* **INFORMATION GIVEN**:
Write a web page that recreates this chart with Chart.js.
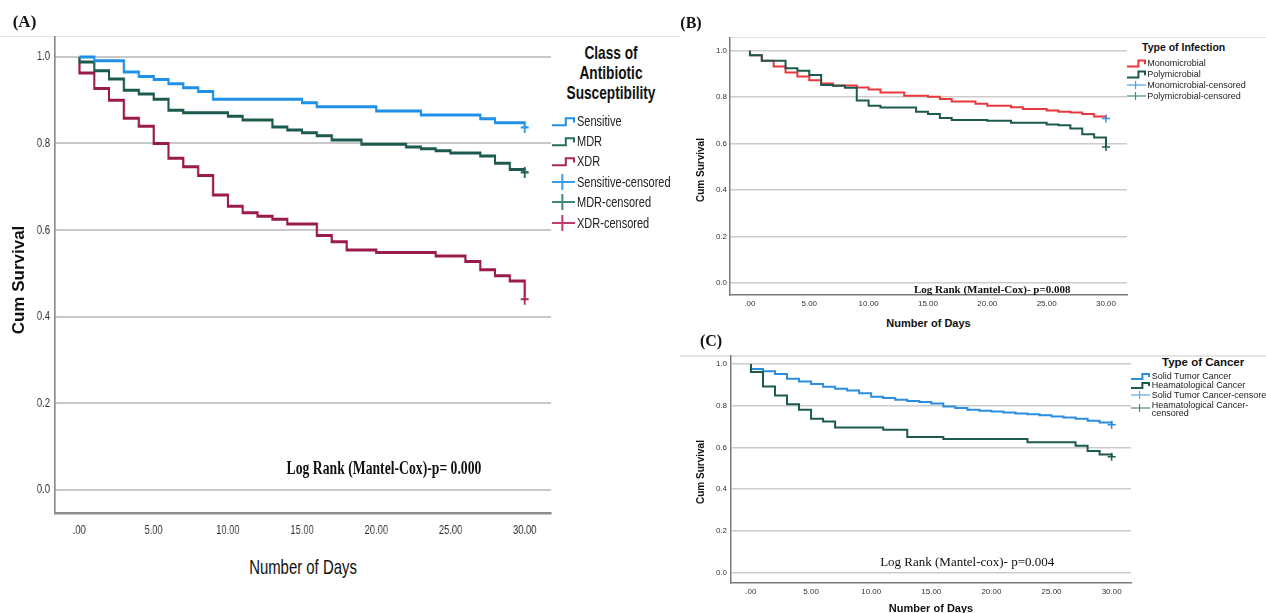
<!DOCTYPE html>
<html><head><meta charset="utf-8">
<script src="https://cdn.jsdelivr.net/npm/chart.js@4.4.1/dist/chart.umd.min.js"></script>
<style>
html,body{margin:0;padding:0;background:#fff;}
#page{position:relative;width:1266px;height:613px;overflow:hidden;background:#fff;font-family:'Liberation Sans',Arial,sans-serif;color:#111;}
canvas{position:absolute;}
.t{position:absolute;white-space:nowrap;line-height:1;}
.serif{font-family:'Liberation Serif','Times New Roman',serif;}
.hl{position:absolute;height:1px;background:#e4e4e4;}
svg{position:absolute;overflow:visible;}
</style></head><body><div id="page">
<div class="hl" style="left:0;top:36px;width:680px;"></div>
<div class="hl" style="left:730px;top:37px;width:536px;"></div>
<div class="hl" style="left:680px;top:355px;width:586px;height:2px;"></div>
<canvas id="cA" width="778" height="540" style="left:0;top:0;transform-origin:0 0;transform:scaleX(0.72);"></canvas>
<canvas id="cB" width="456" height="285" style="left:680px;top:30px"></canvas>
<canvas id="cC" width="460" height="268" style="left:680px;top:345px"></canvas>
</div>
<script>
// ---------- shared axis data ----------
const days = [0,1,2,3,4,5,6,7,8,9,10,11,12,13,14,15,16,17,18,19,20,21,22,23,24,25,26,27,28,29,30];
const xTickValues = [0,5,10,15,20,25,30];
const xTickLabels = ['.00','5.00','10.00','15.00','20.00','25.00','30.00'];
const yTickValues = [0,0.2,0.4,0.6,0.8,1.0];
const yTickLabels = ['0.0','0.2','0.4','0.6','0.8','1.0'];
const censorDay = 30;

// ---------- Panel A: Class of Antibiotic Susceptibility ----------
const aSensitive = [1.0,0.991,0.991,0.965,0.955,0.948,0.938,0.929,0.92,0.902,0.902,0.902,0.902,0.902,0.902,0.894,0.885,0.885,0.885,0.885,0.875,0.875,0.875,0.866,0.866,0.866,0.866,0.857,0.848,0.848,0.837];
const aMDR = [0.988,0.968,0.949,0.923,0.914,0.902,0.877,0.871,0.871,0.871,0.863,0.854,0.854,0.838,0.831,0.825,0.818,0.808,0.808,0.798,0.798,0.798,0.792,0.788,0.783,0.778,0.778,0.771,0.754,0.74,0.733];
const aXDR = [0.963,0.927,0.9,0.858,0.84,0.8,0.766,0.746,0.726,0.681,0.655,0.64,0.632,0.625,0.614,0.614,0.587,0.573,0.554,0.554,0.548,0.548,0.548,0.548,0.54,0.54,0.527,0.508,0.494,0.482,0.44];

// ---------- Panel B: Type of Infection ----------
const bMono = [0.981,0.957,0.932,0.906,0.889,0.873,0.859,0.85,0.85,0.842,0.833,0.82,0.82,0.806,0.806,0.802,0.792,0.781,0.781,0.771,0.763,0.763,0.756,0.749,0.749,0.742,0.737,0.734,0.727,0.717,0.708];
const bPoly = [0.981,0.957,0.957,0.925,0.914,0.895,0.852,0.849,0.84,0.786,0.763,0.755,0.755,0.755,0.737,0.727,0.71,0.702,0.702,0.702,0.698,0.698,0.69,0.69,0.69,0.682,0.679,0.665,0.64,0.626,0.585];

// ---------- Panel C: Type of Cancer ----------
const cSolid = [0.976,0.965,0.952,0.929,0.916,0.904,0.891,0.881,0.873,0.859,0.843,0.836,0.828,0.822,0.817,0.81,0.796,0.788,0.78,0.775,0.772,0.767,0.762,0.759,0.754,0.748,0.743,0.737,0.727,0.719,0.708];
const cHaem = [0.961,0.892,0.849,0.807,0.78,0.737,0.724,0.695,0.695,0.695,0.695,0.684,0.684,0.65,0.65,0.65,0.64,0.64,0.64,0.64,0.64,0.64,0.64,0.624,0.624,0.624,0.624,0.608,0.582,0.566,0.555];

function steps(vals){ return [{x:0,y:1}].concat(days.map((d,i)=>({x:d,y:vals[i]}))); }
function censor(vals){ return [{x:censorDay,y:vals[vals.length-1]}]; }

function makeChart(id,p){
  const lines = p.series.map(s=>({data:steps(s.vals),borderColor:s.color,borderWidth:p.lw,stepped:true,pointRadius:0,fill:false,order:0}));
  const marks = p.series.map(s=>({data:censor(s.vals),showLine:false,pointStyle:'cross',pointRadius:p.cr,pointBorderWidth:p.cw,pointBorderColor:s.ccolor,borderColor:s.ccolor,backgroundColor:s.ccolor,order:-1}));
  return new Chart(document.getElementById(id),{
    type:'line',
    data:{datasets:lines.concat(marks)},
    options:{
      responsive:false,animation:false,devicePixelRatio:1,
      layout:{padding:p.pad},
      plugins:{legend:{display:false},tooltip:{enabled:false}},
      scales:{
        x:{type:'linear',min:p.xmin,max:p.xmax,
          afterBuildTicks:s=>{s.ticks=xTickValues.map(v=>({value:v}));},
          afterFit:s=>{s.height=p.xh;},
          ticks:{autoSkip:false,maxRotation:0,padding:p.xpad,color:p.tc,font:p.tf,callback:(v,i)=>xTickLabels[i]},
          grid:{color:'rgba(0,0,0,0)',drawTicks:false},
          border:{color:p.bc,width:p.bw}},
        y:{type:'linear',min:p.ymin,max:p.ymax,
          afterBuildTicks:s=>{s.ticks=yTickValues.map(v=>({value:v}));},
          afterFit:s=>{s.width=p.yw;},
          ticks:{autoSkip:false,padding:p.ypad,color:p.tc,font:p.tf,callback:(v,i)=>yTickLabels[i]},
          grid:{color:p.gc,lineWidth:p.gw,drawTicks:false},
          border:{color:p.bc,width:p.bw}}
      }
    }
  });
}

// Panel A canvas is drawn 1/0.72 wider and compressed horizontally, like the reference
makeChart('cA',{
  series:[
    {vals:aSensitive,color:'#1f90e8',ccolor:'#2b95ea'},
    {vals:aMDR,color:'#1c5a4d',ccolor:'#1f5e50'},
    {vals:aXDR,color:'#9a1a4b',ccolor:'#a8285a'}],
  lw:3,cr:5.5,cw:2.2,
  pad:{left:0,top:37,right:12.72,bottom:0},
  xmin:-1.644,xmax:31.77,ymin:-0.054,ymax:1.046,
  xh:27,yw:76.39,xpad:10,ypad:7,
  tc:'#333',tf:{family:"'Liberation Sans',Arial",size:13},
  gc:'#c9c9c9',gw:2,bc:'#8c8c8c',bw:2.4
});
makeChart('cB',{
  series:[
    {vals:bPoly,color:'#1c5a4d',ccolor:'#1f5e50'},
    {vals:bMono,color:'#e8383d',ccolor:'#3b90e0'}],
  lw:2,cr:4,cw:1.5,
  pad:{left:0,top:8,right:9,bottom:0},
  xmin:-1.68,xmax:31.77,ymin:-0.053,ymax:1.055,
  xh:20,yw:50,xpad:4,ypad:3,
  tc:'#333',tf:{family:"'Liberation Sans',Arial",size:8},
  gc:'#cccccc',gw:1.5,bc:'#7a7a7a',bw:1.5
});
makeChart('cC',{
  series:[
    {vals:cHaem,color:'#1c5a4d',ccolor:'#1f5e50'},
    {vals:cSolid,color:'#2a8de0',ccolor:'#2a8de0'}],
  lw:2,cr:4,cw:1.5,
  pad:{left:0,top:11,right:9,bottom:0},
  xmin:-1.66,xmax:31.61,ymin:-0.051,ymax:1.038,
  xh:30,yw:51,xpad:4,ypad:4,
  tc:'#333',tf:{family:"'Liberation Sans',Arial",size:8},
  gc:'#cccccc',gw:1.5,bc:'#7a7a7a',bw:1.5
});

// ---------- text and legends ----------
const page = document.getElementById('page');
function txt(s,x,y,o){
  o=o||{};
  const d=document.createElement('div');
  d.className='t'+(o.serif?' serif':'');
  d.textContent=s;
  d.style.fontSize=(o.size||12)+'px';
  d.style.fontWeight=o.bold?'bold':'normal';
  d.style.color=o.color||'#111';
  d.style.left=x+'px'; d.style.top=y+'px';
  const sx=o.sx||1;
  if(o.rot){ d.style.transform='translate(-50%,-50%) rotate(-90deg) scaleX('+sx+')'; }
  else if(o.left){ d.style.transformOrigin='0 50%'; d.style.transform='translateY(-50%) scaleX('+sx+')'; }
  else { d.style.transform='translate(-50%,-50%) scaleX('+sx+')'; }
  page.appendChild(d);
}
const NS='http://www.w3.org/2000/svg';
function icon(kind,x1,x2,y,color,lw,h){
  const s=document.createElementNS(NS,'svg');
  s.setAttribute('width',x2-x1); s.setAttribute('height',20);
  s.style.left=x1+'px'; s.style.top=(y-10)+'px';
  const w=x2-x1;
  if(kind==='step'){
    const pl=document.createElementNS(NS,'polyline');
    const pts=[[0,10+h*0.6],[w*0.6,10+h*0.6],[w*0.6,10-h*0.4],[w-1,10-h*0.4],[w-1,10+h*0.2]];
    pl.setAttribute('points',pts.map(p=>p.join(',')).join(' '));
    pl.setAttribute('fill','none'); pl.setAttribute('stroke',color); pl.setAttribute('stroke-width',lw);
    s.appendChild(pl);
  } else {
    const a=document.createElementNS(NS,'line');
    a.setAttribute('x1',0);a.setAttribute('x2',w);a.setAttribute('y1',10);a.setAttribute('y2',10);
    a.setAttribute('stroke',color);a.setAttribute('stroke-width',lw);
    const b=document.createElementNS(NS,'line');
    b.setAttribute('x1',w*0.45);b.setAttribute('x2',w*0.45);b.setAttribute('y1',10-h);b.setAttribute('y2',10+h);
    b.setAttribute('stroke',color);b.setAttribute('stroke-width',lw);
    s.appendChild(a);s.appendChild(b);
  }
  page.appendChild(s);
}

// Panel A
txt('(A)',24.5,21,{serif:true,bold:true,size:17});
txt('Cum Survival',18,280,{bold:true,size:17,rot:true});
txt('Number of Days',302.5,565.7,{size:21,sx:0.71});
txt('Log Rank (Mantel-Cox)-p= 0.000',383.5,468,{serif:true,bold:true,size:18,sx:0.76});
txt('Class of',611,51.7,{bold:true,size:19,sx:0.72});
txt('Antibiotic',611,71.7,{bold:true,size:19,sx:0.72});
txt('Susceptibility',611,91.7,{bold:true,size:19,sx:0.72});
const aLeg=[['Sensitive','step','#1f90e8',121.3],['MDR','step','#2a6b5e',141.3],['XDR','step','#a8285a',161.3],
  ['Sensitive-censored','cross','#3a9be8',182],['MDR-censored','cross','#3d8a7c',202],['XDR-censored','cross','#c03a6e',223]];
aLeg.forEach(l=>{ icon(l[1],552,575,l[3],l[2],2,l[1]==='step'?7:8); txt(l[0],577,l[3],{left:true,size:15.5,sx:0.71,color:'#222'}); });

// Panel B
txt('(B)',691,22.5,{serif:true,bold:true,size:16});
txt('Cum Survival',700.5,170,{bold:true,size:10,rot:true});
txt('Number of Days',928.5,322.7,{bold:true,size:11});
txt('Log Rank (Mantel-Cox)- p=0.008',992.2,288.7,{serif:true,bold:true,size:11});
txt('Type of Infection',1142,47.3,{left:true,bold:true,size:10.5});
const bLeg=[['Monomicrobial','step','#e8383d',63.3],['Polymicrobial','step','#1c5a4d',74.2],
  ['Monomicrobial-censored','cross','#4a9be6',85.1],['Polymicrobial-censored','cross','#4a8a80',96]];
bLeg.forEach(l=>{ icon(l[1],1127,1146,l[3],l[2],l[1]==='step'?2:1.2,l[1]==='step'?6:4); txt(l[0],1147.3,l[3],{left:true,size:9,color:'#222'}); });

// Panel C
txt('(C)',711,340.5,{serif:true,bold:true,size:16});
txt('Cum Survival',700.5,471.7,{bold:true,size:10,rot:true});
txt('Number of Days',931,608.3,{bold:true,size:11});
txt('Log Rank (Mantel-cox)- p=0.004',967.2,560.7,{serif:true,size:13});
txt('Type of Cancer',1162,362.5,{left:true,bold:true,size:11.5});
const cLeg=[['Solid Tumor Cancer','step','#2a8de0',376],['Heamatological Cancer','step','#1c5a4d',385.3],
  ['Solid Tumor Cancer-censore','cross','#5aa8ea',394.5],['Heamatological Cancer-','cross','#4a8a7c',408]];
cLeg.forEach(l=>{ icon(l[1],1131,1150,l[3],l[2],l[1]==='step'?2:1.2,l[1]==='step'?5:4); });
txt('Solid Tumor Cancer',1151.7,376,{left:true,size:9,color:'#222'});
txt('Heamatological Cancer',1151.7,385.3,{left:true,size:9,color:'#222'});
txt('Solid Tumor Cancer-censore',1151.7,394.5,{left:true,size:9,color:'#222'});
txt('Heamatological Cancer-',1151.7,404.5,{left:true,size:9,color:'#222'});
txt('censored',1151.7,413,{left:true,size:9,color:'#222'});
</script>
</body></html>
==
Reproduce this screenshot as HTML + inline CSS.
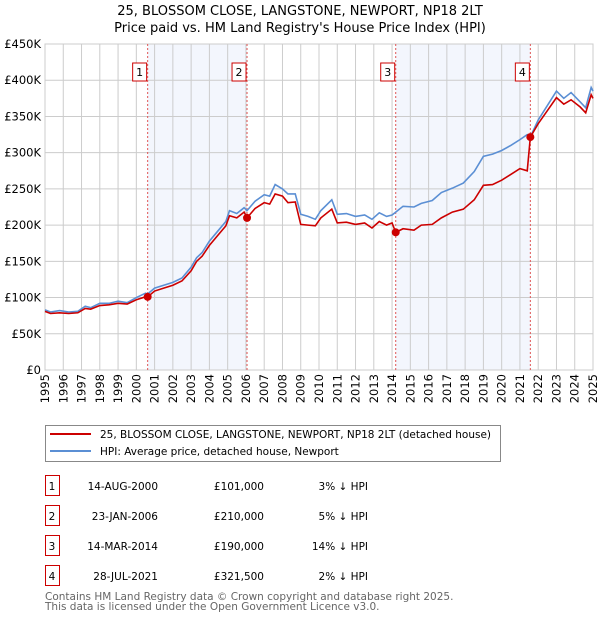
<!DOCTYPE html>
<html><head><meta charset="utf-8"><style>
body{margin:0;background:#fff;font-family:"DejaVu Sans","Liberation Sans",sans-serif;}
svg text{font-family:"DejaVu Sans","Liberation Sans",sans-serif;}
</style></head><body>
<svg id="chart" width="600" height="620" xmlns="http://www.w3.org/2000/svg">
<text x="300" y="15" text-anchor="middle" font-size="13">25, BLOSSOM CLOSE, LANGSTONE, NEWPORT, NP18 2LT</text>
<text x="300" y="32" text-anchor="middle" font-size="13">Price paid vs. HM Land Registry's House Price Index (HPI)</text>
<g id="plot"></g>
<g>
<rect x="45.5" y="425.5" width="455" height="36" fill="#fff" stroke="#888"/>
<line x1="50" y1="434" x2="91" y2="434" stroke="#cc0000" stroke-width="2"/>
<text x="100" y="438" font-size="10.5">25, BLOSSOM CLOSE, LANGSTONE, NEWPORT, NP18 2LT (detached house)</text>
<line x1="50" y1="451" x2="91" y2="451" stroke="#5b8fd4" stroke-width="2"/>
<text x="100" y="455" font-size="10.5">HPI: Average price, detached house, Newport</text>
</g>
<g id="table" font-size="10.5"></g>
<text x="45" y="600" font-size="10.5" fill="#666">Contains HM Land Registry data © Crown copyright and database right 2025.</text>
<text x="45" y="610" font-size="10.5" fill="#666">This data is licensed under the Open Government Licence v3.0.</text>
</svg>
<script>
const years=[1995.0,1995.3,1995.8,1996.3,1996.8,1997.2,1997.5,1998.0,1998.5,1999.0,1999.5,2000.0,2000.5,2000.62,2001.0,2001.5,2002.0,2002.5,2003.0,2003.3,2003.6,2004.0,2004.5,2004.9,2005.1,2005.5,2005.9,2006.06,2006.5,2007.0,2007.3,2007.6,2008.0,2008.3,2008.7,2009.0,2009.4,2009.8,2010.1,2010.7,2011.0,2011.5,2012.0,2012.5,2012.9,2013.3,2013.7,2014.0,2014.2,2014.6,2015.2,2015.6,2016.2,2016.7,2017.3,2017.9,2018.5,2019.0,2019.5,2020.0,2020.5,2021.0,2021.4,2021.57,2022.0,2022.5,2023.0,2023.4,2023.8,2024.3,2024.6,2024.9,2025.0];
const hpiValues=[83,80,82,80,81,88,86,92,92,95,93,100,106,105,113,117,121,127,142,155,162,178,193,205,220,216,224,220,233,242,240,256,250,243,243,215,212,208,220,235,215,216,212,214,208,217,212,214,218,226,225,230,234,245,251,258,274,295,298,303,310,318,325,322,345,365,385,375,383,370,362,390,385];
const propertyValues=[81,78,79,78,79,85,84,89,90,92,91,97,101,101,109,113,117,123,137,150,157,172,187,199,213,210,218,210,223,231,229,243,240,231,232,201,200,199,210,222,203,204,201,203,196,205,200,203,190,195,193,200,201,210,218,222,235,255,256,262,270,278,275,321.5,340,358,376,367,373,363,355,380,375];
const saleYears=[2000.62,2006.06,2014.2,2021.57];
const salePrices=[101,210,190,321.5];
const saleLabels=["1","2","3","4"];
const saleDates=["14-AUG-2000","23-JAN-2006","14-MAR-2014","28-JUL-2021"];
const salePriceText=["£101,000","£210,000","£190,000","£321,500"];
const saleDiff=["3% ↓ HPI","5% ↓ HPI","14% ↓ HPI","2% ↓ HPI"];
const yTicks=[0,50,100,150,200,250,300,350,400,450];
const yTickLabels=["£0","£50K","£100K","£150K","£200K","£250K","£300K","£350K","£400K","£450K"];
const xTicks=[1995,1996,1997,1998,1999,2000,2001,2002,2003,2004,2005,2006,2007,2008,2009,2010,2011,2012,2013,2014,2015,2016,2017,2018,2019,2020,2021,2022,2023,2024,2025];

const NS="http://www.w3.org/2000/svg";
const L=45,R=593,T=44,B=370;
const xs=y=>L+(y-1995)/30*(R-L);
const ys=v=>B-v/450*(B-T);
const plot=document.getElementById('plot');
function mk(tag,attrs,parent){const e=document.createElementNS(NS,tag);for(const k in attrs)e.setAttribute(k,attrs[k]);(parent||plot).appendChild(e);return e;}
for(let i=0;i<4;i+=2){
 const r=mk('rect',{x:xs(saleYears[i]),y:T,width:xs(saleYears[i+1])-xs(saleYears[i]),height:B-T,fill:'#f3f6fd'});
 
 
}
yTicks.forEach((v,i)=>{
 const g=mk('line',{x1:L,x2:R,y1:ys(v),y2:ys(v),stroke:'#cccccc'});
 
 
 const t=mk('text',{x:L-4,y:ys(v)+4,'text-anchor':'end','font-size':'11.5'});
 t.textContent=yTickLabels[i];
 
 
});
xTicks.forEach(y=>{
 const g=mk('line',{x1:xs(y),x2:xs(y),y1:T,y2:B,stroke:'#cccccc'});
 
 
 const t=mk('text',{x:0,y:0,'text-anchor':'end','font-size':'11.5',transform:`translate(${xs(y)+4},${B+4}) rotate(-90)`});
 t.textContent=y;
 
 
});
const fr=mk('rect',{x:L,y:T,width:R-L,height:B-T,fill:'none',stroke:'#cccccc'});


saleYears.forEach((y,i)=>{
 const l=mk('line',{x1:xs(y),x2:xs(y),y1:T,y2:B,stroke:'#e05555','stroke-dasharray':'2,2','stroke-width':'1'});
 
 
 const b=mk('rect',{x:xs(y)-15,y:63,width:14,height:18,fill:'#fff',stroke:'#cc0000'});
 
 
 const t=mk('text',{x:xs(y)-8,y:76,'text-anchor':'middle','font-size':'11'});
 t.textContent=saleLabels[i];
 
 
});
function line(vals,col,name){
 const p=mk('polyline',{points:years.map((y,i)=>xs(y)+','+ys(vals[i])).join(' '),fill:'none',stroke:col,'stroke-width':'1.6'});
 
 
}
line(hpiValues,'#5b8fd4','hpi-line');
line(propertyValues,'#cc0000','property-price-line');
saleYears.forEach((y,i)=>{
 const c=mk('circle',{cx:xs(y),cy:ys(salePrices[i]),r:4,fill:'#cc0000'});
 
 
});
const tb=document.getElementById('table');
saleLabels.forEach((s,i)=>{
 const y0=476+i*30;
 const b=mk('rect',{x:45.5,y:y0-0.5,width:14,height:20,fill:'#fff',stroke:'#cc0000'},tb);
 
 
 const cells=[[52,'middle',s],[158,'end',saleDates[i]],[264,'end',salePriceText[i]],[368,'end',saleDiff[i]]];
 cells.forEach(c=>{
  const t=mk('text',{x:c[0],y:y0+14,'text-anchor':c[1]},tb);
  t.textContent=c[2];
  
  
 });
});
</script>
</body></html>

* **TASK DIRECTIONS**: Reproduce the entries exactly, from the line with "Write a web" to the line with "const censorDay = 30;", both lines included, keeping no pictures.

* **WORKED ANSWER**:
Write a web page that recreates this chart with Chart.js.
<!DOCTYPE html>
<html><head><meta charset="utf-8">
<script src="https://cdn.jsdelivr.net/npm/chart.js@4.4.1/dist/chart.umd.min.js"></script>
<style>
html,body{margin:0;padding:0;background:#fff;}
#page{position:relative;width:1266px;height:613px;overflow:hidden;background:#fff;font-family:'Liberation Sans',Arial,sans-serif;color:#111;}
canvas{position:absolute;}
.t{position:absolute;white-space:nowrap;line-height:1;}
.serif{font-family:'Liberation Serif','Times New Roman',serif;}
.hl{position:absolute;height:1px;background:#e4e4e4;}
svg{position:absolute;overflow:visible;}
</style></head><body><div id="page">
<div class="hl" style="left:0;top:36px;width:680px;"></div>
<div class="hl" style="left:730px;top:37px;width:536px;"></div>
<div class="hl" style="left:680px;top:355px;width:586px;height:2px;"></div>
<canvas id="cA" width="778" height="540" style="left:0;top:0;transform-origin:0 0;transform:scaleX(0.72);"></canvas>
<canvas id="cB" width="456" height="285" style="left:680px;top:30px"></canvas>
<canvas id="cC" width="460" height="268" style="left:680px;top:345px"></canvas>
</div>
<script>
// ---------- shared axis data ----------
const days = [0,1,2,3,4,5,6,7,8,9,10,11,12,13,14,15,16,17,18,19,20,21,22,23,24,25,26,27,28,29,30];
const xTickValues = [0,5,10,15,20,25,30];
const xTickLabels = ['.00','5.00','10.00','15.00','20.00','25.00','30.00'];
const yTickValues = [0,0.2,0.4,0.6,0.8,1.0];
const yTickLabels = ['0.0','0.2','0.4','0.6','0.8','1.0'];
const censorDay = 30;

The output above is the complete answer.